[Begin Given data]

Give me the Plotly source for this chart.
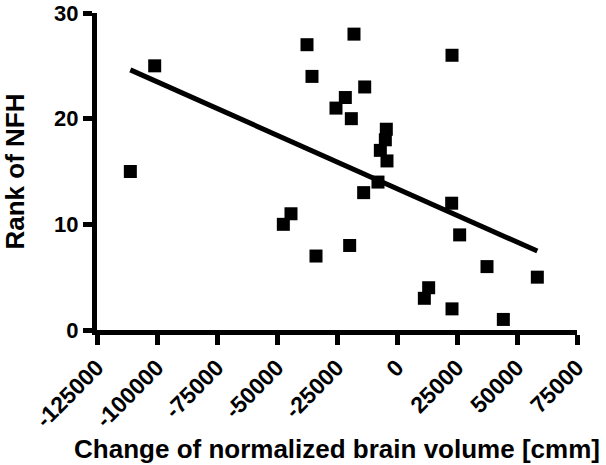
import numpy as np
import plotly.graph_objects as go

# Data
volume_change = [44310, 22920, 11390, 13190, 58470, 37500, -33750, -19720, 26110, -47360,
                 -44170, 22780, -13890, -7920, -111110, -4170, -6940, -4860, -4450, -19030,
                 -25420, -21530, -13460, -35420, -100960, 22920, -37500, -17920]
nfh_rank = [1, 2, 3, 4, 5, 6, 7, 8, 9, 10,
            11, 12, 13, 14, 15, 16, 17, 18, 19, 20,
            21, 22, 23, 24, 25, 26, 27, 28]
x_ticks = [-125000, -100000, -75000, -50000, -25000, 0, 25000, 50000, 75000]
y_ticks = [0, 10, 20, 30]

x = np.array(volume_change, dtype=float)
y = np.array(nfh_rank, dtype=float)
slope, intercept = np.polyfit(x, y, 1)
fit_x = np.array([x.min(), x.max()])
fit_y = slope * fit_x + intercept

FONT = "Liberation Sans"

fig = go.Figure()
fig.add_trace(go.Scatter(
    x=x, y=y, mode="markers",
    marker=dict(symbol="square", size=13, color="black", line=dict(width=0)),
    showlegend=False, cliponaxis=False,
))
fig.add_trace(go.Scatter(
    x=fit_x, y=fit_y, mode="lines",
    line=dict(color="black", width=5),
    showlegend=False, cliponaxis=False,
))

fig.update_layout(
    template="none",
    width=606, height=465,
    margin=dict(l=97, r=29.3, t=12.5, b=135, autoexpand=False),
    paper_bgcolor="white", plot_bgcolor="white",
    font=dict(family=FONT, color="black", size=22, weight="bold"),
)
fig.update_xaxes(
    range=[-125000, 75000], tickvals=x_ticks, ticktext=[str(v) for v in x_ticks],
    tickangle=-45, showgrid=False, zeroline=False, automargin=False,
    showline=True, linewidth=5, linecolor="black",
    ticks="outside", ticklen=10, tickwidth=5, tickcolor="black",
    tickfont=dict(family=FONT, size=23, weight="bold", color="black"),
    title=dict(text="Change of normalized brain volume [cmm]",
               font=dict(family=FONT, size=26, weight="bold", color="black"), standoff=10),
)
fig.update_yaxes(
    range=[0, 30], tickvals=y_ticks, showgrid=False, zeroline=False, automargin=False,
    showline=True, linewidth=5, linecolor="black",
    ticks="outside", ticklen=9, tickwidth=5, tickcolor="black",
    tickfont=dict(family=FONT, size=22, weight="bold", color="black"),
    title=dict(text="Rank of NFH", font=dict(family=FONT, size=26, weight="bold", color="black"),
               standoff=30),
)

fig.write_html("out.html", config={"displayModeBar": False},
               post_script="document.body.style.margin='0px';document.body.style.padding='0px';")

[End Given data]

**The request**. Return the material exactly as given, apart from the pictures.

**Exercise answer**.
Give me the Plotly source for this chart.
import numpy as np
import plotly.graph_objects as go

# Data
volume_change = [44310, 22920, 11390, 13190, 58470, 37500, -33750, -19720, 26110, -47360,
                 -44170, 22780, -13890, -7920, -111110, -4170, -6940, -4860, -4450, -19030,
                 -25420, -21530, -13460, -35420, -100960, 22920, -37500, -17920]
nfh_rank = [1, 2, 3, 4, 5, 6, 7, 8, 9, 10,
            11, 12, 13, 14, 15, 16, 17, 18, 19, 20,
            21, 22, 23, 24, 25, 26, 27, 28]
x_ticks = [-125000, -100000, -75000, -50000, -25000, 0, 25000, 50000, 75000]
y_ticks = [0, 10, 20, 30]

x = np.array(volume_change, dtype=float)
y = np.array(nfh_rank, dtype=float)
slope, intercept = np.polyfit(x, y, 1)
fit_x = np.array([x.min(), x.max()])
fit_y = slope * fit_x + intercept

FONT = "Liberation Sans"

fig = go.Figure()
fig.add_trace(go.Scatter(
    x=x, y=y, mode="markers",
    marker=dict(symbol="square", size=13, color="black", line=dict(width=0)),
    showlegend=False, cliponaxis=False,
))
fig.add_trace(go.Scatter(
    x=fit_x, y=fit_y, mode="lines",
    line=dict(color="black", width=5),
    showlegend=False, cliponaxis=False,
))

fig.update_layout(
    template="none",
    width=606, height=465,
    margin=dict(l=97, r=29.3, t=12.5, b=135, autoexpand=False),
    paper_bgcolor="white", plot_bgcolor="white",
    font=dict(family=FONT, color="black", size=22, weight="bold"),
)
fig.update_xaxes(
    range=[-125000, 75000], tickvals=x_ticks, ticktext=[str(v) for v in x_ticks],
    tickangle=-45, showgrid=False, zeroline=False, automargin=False,
    showline=True, linewidth=5, linecolor="black",
    ticks="outside", ticklen=10, tickwidth=5, tickcolor="black",
    tickfont=dict(family=FONT, size=23, weight="bold", color="black"),
    title=dict(text="Change of normalized brain volume [cmm]",
               font=dict(family=FONT, size=26, weight="bold", color="black"), standoff=10),
)
fig.update_yaxes(
    range=[0, 30], tickvals=y_ticks, showgrid=False, zeroline=False, automargin=False,
    showline=True, linewidth=5, linecolor="black",
    ticks="outside", ticklen=9, tickwidth=5, tickcolor="black",
    tickfont=dict(family=FONT, size=22, weight="bold", color="black"),
    title=dict(text="Rank of NFH", font=dict(family=FONT, size=26, weight="bold", color="black"),
               standoff=30),
)

fig.write_html("out.html", config={"displayModeBar": False},
               post_script="document.body.style.margin='0px';document.body.style.padding='0px';")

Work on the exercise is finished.